#### [Your instructions]
Pictures are to be left out. Copy exactly the lines from the one containing "Emit a Python" to the one containing "marker='o', markersize=10, label=lab))", both ends kept.

-- START OF Records provided --

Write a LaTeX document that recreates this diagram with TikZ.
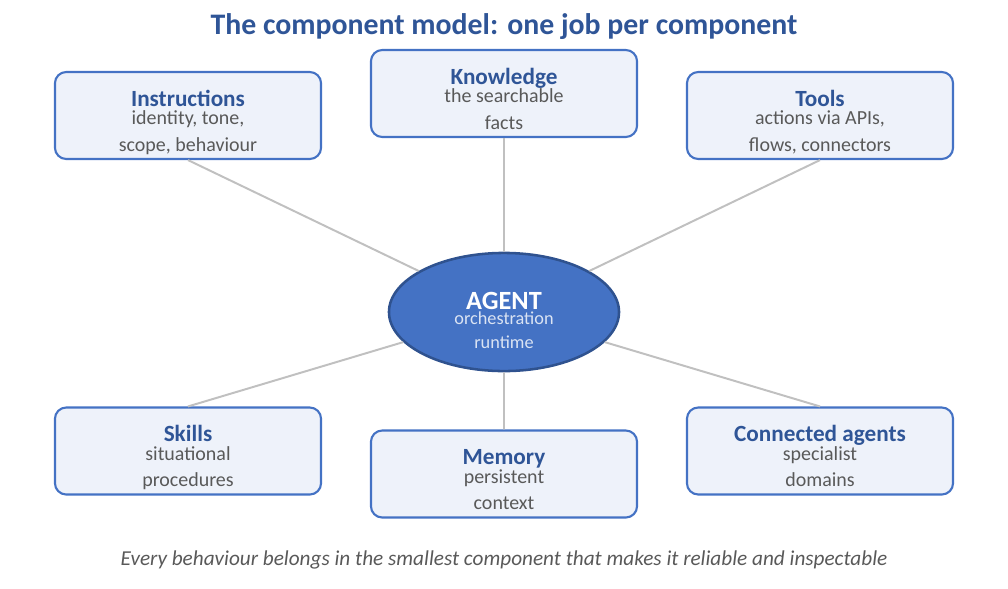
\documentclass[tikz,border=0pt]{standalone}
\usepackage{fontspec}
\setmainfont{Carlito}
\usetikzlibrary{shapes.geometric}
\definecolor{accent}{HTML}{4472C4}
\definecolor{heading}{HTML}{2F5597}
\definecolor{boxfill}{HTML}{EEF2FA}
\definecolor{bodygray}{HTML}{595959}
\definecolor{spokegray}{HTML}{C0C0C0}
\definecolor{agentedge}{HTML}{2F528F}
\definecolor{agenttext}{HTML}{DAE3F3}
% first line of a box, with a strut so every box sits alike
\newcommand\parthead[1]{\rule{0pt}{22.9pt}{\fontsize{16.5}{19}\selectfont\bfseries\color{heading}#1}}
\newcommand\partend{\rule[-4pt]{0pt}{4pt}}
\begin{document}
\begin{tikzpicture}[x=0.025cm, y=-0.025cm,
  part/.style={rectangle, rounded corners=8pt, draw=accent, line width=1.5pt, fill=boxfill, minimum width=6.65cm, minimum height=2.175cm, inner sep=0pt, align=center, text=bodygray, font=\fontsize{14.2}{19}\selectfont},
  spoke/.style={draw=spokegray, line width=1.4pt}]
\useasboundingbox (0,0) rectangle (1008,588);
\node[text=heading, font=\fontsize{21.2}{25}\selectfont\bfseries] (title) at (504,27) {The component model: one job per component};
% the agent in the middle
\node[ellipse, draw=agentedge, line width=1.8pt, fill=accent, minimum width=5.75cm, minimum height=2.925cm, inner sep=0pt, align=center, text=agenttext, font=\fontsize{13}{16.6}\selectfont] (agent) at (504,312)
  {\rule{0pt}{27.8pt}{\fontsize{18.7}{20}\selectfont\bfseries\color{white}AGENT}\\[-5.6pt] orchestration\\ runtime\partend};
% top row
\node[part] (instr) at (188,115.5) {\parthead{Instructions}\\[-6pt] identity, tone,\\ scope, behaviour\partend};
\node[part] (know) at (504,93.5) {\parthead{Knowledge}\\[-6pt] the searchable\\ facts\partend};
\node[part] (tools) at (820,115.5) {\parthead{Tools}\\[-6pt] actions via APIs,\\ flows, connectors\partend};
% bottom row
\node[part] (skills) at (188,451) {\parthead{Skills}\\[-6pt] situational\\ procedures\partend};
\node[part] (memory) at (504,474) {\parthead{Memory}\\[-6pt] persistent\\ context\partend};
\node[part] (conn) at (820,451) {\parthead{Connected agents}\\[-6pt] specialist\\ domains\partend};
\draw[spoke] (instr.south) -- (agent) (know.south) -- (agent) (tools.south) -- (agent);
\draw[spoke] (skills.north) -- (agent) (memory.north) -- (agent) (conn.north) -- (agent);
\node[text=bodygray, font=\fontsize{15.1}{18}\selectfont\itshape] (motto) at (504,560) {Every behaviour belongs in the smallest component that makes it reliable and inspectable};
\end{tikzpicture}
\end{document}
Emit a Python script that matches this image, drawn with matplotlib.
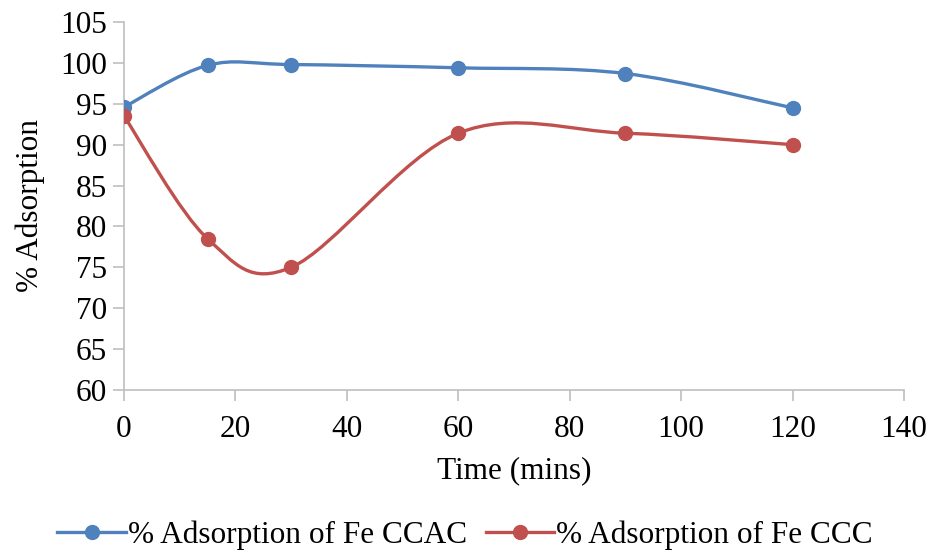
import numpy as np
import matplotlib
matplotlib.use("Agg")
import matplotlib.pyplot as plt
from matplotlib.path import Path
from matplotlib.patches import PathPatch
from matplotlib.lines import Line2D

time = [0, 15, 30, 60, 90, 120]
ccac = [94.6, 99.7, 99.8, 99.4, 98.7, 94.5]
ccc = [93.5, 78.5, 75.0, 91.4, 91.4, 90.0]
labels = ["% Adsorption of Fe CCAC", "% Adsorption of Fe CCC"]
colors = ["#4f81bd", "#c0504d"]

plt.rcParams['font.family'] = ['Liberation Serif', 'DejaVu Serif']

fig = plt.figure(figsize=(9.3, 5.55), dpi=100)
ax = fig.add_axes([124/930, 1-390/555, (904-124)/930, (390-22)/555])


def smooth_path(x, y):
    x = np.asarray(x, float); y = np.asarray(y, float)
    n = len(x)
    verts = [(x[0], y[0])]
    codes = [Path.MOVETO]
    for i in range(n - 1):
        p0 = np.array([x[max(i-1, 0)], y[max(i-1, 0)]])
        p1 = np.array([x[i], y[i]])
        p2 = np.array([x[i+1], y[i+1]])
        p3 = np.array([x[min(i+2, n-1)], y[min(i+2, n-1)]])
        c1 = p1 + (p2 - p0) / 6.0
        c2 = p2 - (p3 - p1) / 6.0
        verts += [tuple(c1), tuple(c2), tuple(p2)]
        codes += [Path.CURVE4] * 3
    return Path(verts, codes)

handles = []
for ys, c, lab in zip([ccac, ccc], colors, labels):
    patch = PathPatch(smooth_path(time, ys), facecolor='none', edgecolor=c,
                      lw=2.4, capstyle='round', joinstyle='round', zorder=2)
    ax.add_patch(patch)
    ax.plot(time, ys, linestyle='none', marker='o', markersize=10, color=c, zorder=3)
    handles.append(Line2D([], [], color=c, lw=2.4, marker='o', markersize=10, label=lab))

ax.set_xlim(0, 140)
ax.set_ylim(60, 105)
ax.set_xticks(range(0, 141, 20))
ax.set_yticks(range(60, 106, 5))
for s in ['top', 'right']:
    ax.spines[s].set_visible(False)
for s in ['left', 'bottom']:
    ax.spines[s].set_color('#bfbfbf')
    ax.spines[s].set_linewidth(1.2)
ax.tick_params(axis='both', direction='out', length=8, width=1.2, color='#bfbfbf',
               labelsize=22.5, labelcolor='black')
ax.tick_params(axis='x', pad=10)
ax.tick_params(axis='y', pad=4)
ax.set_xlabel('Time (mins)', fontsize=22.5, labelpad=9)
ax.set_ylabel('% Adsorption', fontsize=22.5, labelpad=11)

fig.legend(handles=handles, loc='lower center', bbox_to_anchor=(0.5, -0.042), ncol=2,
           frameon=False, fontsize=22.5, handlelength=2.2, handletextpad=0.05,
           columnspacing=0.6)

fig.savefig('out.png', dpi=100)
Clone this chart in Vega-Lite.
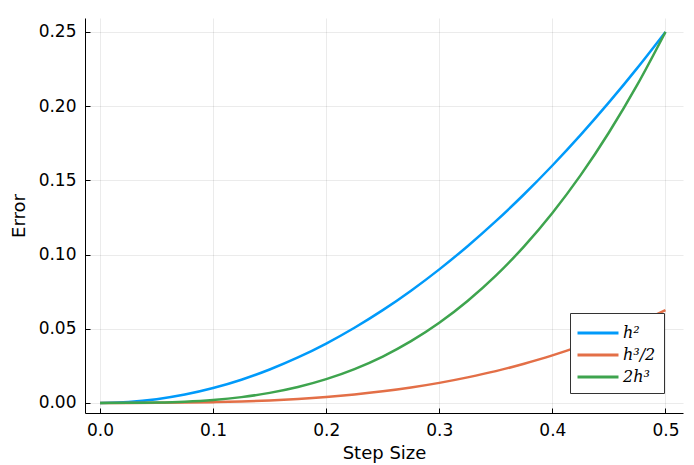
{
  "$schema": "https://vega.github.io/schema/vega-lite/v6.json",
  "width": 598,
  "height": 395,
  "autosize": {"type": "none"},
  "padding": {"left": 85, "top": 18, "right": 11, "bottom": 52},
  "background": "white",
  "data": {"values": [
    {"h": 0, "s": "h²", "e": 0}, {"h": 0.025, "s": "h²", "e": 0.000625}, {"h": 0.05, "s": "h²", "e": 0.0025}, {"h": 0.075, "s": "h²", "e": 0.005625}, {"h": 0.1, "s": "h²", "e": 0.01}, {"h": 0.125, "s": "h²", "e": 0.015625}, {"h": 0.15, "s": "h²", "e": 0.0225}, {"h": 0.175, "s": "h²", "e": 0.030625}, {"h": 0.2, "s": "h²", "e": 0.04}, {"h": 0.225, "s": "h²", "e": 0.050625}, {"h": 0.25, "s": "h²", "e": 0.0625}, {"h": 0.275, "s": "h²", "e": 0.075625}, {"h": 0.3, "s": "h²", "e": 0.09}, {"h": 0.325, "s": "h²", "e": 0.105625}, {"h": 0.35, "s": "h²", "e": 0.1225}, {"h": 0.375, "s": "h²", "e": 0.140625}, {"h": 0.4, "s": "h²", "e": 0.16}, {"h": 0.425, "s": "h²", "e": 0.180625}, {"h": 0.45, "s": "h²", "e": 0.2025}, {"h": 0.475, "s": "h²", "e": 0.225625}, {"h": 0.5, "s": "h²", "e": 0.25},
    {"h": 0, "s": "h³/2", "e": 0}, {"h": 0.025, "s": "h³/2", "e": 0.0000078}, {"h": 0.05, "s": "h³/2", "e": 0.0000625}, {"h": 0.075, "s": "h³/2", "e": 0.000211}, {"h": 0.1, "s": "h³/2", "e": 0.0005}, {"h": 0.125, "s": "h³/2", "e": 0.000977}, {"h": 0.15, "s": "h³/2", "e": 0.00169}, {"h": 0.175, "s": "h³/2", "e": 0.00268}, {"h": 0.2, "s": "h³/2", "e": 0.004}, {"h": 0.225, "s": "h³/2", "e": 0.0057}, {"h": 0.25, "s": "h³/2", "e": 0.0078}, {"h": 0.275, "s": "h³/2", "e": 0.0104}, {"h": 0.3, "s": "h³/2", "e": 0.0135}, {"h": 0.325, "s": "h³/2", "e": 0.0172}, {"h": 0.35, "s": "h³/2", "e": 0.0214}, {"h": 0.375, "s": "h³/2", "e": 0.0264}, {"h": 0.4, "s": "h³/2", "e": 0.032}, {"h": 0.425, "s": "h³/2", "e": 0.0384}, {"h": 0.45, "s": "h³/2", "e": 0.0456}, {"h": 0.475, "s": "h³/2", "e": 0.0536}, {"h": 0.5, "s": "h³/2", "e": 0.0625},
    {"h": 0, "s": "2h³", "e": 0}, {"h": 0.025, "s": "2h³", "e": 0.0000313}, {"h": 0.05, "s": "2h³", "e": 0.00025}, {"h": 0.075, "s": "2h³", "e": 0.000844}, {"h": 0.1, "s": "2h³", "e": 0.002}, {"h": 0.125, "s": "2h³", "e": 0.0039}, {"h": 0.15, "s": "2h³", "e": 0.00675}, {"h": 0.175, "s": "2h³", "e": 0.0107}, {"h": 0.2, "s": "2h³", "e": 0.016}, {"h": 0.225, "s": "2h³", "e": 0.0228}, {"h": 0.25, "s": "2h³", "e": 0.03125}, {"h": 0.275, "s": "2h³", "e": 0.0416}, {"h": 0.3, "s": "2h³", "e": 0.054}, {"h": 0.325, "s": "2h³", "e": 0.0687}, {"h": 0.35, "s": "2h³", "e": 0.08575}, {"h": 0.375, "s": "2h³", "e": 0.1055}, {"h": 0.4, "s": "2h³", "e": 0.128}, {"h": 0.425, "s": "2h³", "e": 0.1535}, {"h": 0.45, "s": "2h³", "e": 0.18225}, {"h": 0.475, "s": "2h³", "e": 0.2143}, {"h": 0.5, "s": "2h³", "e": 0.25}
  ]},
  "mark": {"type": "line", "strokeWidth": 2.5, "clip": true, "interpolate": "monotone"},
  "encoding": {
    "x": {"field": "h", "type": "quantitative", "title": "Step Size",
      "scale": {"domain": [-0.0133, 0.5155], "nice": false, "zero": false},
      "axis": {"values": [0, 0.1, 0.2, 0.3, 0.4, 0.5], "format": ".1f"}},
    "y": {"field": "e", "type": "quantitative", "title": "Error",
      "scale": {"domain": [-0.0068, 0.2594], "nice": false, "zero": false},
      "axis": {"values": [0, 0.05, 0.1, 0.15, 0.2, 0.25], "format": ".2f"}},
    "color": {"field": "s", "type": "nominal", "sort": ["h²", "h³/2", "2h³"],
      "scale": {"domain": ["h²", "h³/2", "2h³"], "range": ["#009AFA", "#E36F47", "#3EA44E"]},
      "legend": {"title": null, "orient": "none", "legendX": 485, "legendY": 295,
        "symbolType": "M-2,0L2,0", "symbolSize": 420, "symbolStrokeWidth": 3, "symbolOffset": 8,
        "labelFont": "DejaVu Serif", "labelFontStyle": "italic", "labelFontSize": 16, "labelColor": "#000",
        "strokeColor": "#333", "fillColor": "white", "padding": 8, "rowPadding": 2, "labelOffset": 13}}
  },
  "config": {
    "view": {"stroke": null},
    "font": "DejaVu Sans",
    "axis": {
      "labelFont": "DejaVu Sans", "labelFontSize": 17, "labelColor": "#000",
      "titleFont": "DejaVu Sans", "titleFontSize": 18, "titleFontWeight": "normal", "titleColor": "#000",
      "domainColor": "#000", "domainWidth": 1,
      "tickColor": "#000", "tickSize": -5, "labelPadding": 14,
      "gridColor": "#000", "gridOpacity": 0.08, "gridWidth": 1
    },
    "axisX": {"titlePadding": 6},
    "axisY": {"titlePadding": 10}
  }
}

-- END OF Records provided --

#### [Task solution]
Emit a Python script that matches this image, drawn with matplotlib.
import numpy as np
import matplotlib
matplotlib.use("Agg")
import matplotlib.pyplot as plt
from matplotlib.path import Path
from matplotlib.patches import PathPatch
from matplotlib.lines import Line2D

time = [0, 15, 30, 60, 90, 120]
ccac = [94.6, 99.7, 99.8, 99.4, 98.7, 94.5]
ccc = [93.5, 78.5, 75.0, 91.4, 91.4, 90.0]
labels = ["% Adsorption of Fe CCAC", "% Adsorption of Fe CCC"]
colors = ["#4f81bd", "#c0504d"]

plt.rcParams['font.family'] = ['Liberation Serif', 'DejaVu Serif']

fig = plt.figure(figsize=(9.3, 5.55), dpi=100)
ax = fig.add_axes([124/930, 1-390/555, (904-124)/930, (390-22)/555])


def smooth_path(x, y):
    x = np.asarray(x, float); y = np.asarray(y, float)
    n = len(x)
    verts = [(x[0], y[0])]
    codes = [Path.MOVETO]
    for i in range(n - 1):
        p0 = np.array([x[max(i-1, 0)], y[max(i-1, 0)]])
        p1 = np.array([x[i], y[i]])
        p2 = np.array([x[i+1], y[i+1]])
        p3 = np.array([x[min(i+2, n-1)], y[min(i+2, n-1)]])
        c1 = p1 + (p2 - p0) / 6.0
        c2 = p2 - (p3 - p1) / 6.0
        verts += [tuple(c1), tuple(c2), tuple(p2)]
        codes += [Path.CURVE4] * 3
    return Path(verts, codes)

handles = []
for ys, c, lab in zip([ccac, ccc], colors, labels):
    patch = PathPatch(smooth_path(time, ys), facecolor='none', edgecolor=c,
                      lw=2.4, capstyle='round', joinstyle='round', zorder=2)
    ax.add_patch(patch)
    ax.plot(time, ys, linestyle='none', marker='o', markersize=10, color=c, zorder=3)
    handles.append(Line2D([], [], color=c, lw=2.4, marker='o', markersize=10, label=lab))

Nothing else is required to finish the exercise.